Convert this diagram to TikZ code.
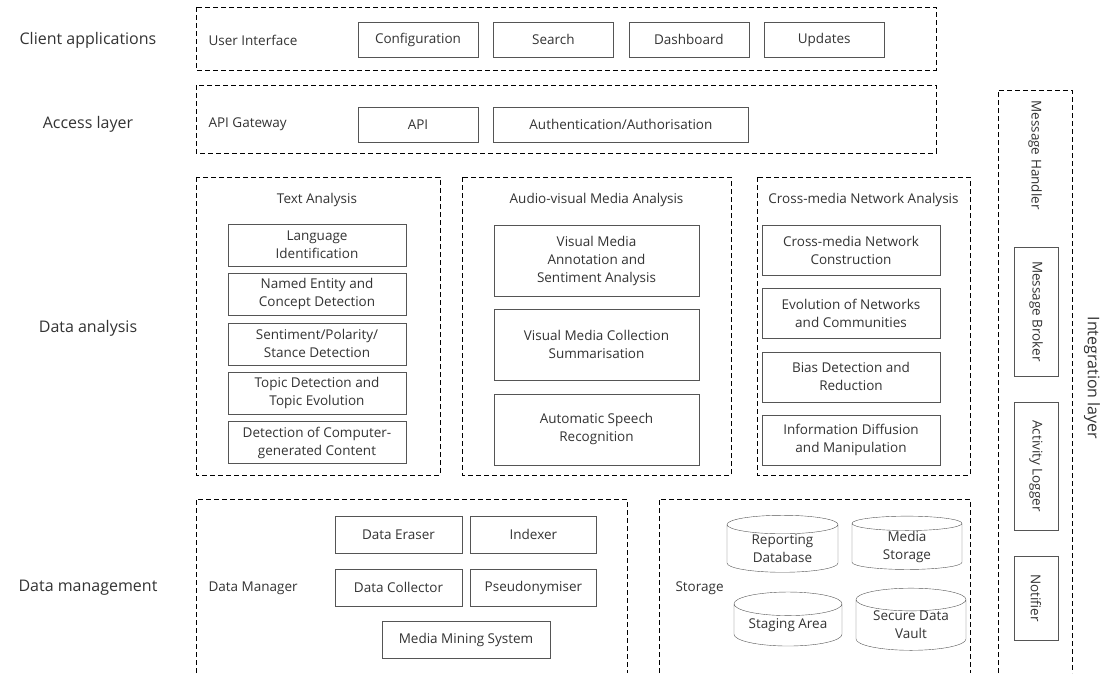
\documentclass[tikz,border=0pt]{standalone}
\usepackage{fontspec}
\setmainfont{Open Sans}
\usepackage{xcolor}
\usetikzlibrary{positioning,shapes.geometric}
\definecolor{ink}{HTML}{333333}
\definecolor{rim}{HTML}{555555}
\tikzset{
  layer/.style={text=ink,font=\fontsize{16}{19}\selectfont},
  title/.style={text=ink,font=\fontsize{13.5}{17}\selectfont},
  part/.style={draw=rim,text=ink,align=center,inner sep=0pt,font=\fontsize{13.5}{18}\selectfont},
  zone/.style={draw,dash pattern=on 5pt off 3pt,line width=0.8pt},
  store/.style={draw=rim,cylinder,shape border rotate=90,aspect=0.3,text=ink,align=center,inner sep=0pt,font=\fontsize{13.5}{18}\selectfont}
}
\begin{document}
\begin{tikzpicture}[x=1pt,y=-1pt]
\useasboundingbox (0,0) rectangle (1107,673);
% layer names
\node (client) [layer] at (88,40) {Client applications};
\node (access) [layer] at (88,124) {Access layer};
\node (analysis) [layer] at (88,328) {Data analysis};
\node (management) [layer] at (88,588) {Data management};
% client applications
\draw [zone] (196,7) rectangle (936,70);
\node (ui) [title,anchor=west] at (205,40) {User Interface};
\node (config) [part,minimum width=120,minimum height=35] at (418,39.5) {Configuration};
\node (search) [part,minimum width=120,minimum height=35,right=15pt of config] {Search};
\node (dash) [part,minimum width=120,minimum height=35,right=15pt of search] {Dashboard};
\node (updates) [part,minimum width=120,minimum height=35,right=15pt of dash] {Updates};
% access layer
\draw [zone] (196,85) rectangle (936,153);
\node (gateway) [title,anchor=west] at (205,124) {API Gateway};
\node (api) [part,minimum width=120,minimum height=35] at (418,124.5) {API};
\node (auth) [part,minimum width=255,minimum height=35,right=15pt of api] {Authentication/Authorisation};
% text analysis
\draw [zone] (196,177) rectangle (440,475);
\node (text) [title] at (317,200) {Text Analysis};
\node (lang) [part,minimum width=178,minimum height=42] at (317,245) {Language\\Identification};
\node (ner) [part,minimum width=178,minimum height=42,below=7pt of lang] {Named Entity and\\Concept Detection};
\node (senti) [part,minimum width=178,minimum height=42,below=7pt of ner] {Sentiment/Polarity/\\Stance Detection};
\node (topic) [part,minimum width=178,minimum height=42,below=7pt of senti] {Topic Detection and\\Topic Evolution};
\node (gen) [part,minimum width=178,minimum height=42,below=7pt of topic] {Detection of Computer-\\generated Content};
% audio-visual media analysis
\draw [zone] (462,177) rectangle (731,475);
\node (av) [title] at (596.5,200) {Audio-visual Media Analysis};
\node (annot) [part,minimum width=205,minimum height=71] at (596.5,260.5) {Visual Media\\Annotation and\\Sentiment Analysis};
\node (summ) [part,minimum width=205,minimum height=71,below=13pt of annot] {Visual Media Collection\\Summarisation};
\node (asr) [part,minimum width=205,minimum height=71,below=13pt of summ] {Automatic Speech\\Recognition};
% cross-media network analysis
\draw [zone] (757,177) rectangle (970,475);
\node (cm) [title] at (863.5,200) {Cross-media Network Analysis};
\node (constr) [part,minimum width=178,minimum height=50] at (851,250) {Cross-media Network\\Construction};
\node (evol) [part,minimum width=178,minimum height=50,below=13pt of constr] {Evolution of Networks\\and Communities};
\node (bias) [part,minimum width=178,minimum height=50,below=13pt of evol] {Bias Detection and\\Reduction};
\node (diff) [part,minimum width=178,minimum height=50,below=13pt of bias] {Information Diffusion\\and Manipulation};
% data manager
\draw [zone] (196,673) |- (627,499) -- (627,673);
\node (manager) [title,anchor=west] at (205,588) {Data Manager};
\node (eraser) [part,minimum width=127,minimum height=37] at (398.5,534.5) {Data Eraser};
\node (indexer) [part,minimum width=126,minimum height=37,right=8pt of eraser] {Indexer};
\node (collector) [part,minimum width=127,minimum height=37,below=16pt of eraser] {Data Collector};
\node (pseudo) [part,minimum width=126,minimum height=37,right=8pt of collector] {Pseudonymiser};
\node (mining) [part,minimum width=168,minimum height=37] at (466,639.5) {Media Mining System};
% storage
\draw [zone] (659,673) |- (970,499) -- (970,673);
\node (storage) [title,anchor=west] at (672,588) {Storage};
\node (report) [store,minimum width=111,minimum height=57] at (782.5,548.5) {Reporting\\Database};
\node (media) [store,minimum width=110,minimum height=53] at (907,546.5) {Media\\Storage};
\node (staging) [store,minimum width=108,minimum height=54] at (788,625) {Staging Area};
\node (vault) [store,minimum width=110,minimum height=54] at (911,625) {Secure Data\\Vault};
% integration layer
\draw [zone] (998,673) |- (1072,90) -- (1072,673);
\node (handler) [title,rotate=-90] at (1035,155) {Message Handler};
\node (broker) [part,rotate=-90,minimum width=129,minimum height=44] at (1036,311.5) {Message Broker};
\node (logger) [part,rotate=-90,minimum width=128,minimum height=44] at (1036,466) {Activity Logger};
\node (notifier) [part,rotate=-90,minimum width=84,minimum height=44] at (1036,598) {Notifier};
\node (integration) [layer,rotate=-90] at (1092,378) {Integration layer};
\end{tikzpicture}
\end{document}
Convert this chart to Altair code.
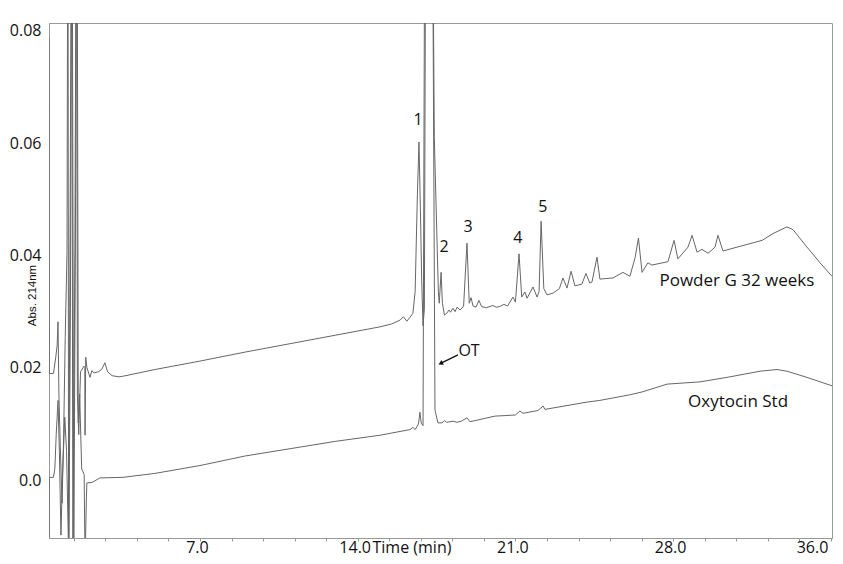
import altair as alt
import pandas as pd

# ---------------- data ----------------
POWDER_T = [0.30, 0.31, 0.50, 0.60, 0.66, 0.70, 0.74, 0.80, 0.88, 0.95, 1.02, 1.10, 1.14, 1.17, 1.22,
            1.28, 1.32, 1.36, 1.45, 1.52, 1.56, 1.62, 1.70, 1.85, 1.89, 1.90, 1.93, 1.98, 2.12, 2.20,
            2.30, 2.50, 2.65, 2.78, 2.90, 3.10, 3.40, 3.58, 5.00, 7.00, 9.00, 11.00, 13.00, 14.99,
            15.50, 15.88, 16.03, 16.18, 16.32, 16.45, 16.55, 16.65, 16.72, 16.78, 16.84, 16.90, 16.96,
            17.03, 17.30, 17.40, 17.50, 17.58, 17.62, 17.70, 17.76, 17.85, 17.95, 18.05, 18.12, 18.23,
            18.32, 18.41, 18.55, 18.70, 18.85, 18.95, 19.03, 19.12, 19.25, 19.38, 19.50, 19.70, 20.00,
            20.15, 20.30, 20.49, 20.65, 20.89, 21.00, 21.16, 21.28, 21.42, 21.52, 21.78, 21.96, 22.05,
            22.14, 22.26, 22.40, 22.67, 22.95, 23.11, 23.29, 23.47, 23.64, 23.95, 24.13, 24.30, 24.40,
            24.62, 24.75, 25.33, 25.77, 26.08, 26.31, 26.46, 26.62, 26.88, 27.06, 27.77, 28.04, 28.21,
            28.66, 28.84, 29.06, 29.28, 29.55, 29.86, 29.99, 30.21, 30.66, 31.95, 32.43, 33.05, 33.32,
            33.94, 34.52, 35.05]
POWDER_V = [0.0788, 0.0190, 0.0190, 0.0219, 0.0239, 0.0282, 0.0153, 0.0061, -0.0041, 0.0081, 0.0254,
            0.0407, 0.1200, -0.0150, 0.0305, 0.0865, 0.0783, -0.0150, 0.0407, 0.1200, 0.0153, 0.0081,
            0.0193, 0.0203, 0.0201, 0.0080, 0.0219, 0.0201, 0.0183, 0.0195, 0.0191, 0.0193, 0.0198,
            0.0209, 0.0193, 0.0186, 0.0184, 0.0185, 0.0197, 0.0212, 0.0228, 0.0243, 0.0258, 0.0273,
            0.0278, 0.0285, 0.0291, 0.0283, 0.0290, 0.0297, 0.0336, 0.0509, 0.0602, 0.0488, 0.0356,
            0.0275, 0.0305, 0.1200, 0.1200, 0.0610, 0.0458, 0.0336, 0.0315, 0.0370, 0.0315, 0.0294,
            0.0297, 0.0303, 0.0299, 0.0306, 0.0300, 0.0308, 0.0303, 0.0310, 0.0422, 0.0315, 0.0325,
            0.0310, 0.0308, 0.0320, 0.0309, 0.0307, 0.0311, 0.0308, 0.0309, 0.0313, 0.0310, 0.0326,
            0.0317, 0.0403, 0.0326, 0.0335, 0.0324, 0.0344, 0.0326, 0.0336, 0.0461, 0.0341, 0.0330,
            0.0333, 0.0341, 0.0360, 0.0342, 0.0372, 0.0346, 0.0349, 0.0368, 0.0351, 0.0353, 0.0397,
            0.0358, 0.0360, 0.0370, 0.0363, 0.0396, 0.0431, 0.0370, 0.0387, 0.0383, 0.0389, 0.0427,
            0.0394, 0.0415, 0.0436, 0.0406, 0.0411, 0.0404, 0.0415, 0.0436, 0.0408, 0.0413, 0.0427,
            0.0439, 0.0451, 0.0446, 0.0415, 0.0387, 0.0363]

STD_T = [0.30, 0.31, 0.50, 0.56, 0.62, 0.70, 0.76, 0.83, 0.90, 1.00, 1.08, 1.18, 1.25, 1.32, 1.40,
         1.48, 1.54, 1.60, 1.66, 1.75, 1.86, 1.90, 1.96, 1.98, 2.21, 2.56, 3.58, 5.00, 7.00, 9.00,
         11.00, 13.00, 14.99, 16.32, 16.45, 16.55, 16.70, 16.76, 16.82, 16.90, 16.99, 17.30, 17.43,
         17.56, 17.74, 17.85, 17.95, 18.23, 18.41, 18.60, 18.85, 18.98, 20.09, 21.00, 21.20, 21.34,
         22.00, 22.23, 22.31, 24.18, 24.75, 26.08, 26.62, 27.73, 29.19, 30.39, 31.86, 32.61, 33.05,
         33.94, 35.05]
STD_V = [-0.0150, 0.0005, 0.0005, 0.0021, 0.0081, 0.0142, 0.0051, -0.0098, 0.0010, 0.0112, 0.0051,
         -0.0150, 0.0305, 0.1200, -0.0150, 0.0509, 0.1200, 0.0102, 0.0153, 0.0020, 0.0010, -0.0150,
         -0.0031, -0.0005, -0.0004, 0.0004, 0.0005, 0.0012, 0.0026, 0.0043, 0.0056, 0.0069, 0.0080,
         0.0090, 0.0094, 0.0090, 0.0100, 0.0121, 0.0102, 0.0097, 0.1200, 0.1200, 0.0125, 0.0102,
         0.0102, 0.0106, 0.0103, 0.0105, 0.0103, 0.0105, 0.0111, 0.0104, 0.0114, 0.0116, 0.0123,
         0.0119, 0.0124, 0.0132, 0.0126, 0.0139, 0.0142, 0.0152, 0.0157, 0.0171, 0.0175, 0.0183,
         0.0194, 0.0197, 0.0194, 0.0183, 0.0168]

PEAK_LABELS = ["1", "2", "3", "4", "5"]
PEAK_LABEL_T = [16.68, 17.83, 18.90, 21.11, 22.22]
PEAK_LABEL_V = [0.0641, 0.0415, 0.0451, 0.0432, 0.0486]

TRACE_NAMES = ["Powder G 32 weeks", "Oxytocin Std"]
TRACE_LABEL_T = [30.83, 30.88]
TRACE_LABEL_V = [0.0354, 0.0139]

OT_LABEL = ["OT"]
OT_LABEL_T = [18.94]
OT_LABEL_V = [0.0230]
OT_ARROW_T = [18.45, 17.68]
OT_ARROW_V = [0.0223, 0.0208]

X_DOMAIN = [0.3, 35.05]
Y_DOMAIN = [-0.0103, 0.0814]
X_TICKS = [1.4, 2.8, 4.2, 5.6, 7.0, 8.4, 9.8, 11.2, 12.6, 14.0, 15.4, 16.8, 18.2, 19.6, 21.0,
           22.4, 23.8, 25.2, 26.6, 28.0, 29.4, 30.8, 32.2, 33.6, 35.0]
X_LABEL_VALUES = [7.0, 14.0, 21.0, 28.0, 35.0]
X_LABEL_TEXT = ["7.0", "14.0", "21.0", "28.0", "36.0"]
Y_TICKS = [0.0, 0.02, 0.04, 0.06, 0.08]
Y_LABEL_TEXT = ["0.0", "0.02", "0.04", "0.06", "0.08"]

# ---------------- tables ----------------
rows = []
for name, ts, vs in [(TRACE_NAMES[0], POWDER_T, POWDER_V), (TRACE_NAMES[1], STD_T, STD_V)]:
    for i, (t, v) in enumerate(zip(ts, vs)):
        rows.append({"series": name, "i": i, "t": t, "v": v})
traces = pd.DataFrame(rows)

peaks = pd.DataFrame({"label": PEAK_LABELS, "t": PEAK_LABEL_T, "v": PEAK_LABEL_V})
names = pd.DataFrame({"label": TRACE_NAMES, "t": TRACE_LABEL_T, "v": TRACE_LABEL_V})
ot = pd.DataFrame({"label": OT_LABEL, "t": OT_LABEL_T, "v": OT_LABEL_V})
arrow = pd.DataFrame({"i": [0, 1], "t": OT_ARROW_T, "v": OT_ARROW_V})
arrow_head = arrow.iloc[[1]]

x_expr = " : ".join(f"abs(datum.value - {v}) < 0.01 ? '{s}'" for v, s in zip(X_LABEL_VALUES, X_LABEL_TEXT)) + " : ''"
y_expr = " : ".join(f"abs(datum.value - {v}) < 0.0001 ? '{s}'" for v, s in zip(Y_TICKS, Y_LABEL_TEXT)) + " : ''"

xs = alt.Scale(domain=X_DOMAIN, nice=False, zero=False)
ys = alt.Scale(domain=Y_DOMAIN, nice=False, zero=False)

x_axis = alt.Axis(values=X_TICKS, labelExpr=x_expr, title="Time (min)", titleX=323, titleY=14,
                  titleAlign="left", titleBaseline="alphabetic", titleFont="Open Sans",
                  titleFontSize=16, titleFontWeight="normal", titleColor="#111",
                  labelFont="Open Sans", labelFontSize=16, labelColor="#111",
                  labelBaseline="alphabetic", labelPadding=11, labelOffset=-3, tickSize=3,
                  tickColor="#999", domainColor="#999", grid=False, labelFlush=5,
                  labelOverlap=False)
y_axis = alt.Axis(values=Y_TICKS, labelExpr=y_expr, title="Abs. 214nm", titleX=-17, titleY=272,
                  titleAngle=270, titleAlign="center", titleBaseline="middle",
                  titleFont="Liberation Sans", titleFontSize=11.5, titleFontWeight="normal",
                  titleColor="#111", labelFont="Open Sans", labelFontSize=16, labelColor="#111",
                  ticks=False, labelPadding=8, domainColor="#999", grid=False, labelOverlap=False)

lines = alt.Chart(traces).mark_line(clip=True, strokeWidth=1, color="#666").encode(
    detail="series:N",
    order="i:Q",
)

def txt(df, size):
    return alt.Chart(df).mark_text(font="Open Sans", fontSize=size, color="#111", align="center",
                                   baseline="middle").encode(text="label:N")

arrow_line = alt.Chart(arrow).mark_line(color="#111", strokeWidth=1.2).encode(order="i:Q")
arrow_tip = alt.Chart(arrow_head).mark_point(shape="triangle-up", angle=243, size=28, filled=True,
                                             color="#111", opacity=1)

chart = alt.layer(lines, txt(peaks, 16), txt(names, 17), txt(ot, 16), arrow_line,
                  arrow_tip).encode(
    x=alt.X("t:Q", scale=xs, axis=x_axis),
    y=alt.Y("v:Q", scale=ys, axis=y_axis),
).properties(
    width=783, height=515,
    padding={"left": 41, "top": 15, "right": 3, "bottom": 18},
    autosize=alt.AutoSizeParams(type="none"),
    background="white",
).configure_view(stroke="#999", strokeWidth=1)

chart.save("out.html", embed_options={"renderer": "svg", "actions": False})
----
**What is expected**
Find all lines with "this" in them and copy each one.

**Correct response**
Convert this diagram to TikZ code.
Convert this chart to Altair code.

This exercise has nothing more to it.